On matrix invertible extensions over commutative rings

Abstract: We introduce the class E2 (resp. SE2) of commutative rings R with the property that each unimodular 2 x 2 matrix with entries in R extends to an invertible 3 x 3 matrix (resp. invertible 3 x 3 matrix whose (3, 3) entry is 0). Among noetherian domains of dimension 1, polynomial rings over Z or Hermite rings, only EDRs belong to the class. Using this, stable ranges, and units and projective modules interpretations, we reobtain (often refine) criteria due to Kaplansky, McGovern, Roitman, Shchedryk, Wiegand and obtain new criteria for a Hermite ring to be an EDR. For instance, we characterize Hermite rings which are EDRs by (1) means of equations involving unimodular triples and (2) surjectivity of some maps involving units of factor rings by principal ideals.
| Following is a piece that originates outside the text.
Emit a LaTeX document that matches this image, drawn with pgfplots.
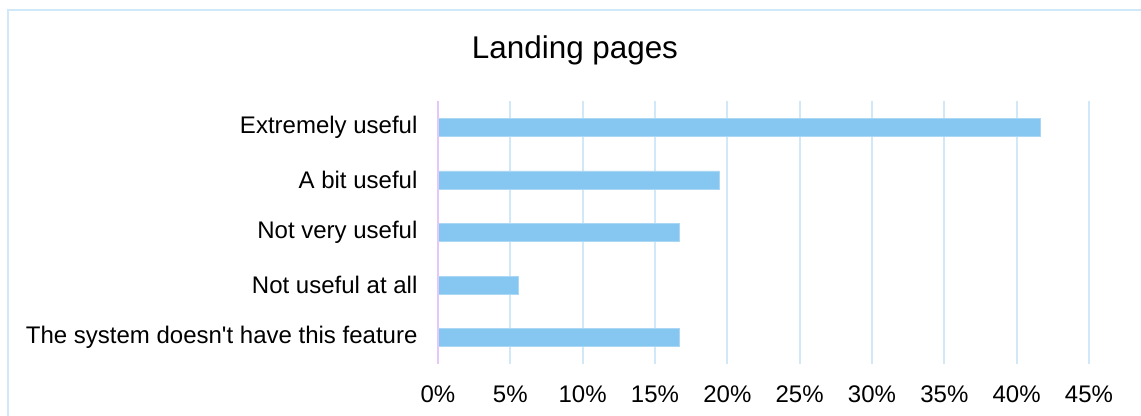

We use these criteria to show that each Bezout ring R that is either a J2,1 domain or an (SU)2 ring (as introduced by Lorenzini) such that for each nonzero a 2 R there exists no nontrivial self-dual projective R/Ra-module of rank 1 generated by 2 elements (e.g., all its elements are squares), is an EDR, thus solving or partially solving problems raised by Lorenzini. Many other classes of rings are introduced and studied. To ease the reading, this version concentrates only on extendability properties of unimodular 2 x 2 matrices and hence does not consider the case n > 2.